If your floor isn’t built to take a forklift’s full-service weight into account, it could develop cracks and other types of stress damage. Improper materials make for some of the usual culprits of this – wood and tiled floors will end up ruined after a few days.

This necessitates constant repairs or total replacements. The former is very costly, while the latter will extend your construction time, ruining carefully scheduled timetables in the process.

The same goes for ramps, but now with a more extensive possibility to get injured. Ramps will absolutely flip a forklift regardless of their weight. It could tip the thing over and harm people and cargo. It could also break entirely and trap a tire of your vehicle, stalling the entire process.

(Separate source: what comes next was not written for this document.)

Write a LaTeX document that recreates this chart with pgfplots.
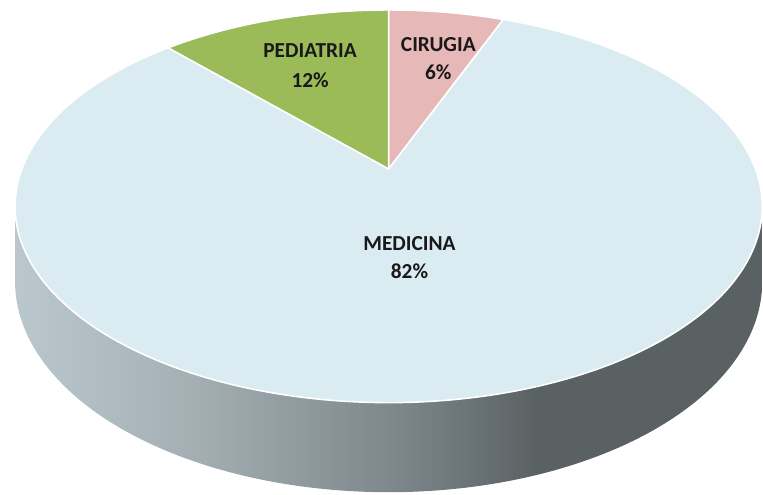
\documentclass[border=0pt]{standalone}
\usepackage{pgfplots}
\pgfplotsset{compat=1.18}
\usepackage{fontspec}
\setmainfont{Carlito}
\definecolor{med}{HTML}{DAEBF1}
\definecolor{ped}{HTML}{9BBB59}
\definecolor{cir}{HTML}{E6B8B7}
\definecolor{sA}{HTML}{BAC8CD}
\definecolor{sB}{HTML}{A3AFB3}
\definecolor{sC}{HTML}{7F898D}
\definecolor{sD}{HTML}{5A6163}
\pgfdeclarehorizontalshading{sideshade}{100bp}{color(0bp)=(sA); color(25bp)=(sA); color(37bp)=(sB); color(50bp)=(sC); color(60bp)=(sD); color(75bp)=(sD); color(100bp)=(sD)}
% data (percent)
\def\pCir{6}
\def\pMed{82}
\def\pPed{12}
\begin{document}
\begin{tikzpicture}
\begin{axis}[
  width=763pt, height=497pt, scale only axis,
  xmin=0, xmax=763, ymin=0, ymax=497, y dir=reverse,
  hide axis, clip=false,
  declare function={
    pk=0.19;
    px(\a)=391+369*cos(\a)/(1+pk*sin(\a));
    py(\a)=170-190.4*sin(\a)/(1+pk*sin(\a));
    pd(\a)=73/(1+pk*sin(\a));
  },
]
\addplot[draw=none] coordinates {(0,0) (763,497)};
% side of the cylinder (front part)
\addplot[shade, shading=sideshade, draw=none, domain=191:507, samples=317, variable=\t]
  ({px(\t<=349 ? \t : 698-\t)},
   {py(\t<=349 ? \t : 698-\t) + (\t>349 ? pd(698-\t) : 0)});
% top face: slices, clockwise from 12 o'clock
\pgfmathsetmacro{\aA}{90}
\pgfmathsetmacro{\aB}{90-3.6*\pCir}
\pgfmathsetmacro{\aC}{\aB-3.6*\pMed}
\pgfmathsetmacro{\aD}{\aC-3.6*\pPed}
\addplot[fill=cir, draw=white, line width=1.6pt, line join=round, domain=\aB:\aA, samples=40, variable=\t]
  ({px(\t)},{py(\t)}) -- (axis cs:391,170) -- cycle;
\addplot[fill=med, draw=white, line width=1.6pt, line join=round, domain=\aC:\aB, samples=300, variable=\t]
  ({px(\t)},{py(\t)}) -- (axis cs:391,170) -- cycle;
\addplot[fill=ped, draw=white, line width=1.6pt, line join=round, domain=\aD+360:\aC+360, samples=60, variable=\t]
  ({px(\t)},{py(\t)}) -- (axis cs:391,170) -- cycle;
% labels
\begin{scope}[every node/.style={anchor=base, font=\bfseries\fontsize{21.5}{26}\selectfont, text=black!90, inner sep=0pt}]
\node at (axis cs:312,58) {PEDIATRIA};
\node at (axis cs:312,88) {12\%};
\node at (axis cs:441,52) {CIRUGIA};
\node at (axis cs:441,80) {6\%};
\node at (axis cs:412,252) {MEDICINA};
\node at (axis cs:412,280) {82\%};
\end{scope}
\end{axis}
\end{tikzpicture}
\end{document}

All of the above apply when operating in multi-story buildings. If floors can’t handle your vehicle’s service weight, it’s not unheard of for forklifts to go crashing through levels. This presents a needless safety risk that should be addressed promptly, Knowing the effective weight range you can play around with is the first step to ensure everything stays in your control.


If a forklift’s service weight is too light to handle their cargo or improperly imbalanced, it’ll lead to overloaded capacity. This often leads to your lift tipping on its side.

It’s not that forklifts are hard to tip over – rather, all these efforts and counterweights are included because of how easy it is to do so, even accidentally.

Forklift turnovers are one of the most common risks associated with the job and have sadly led to thousands of casualties over the years. Balancing heavy machinery takes time and training, hence why forklift operators are paid handsomely for their efforts.


forklift sunlight

Sometimes the forklifts themselves are the cargo, but that doesn’t make them any less dangerous. These are usually transported on trucks and need to be securely lashed to prevent them from shaking or rattling during the ride.

This is a danger when transporting them in vehicles without cargo boxes, as a falling forklift can easily crumple nearby automobiles – most of which barely reach a third of their weight. When shipping them in containers, make sure to add the unit’s service weight to the container’s total.

Knowing the proper weight of your transported forklift allows handlers to strap in the unit properly. This way minimizes danger, work, and potential redundancy in those efforts. Be mindful of what you’re dealing with, and everything should turn out well.

Final Thoughts

Forklift operation hinges around the concept of weight. The difference between efficient usage and things going badly lies in your awareness of your forklift’s service weight, your venue’s limitations, and any risks that could develop from their interaction. Once that roadblock is cleared, everything should continue towards a smooth, safe operation.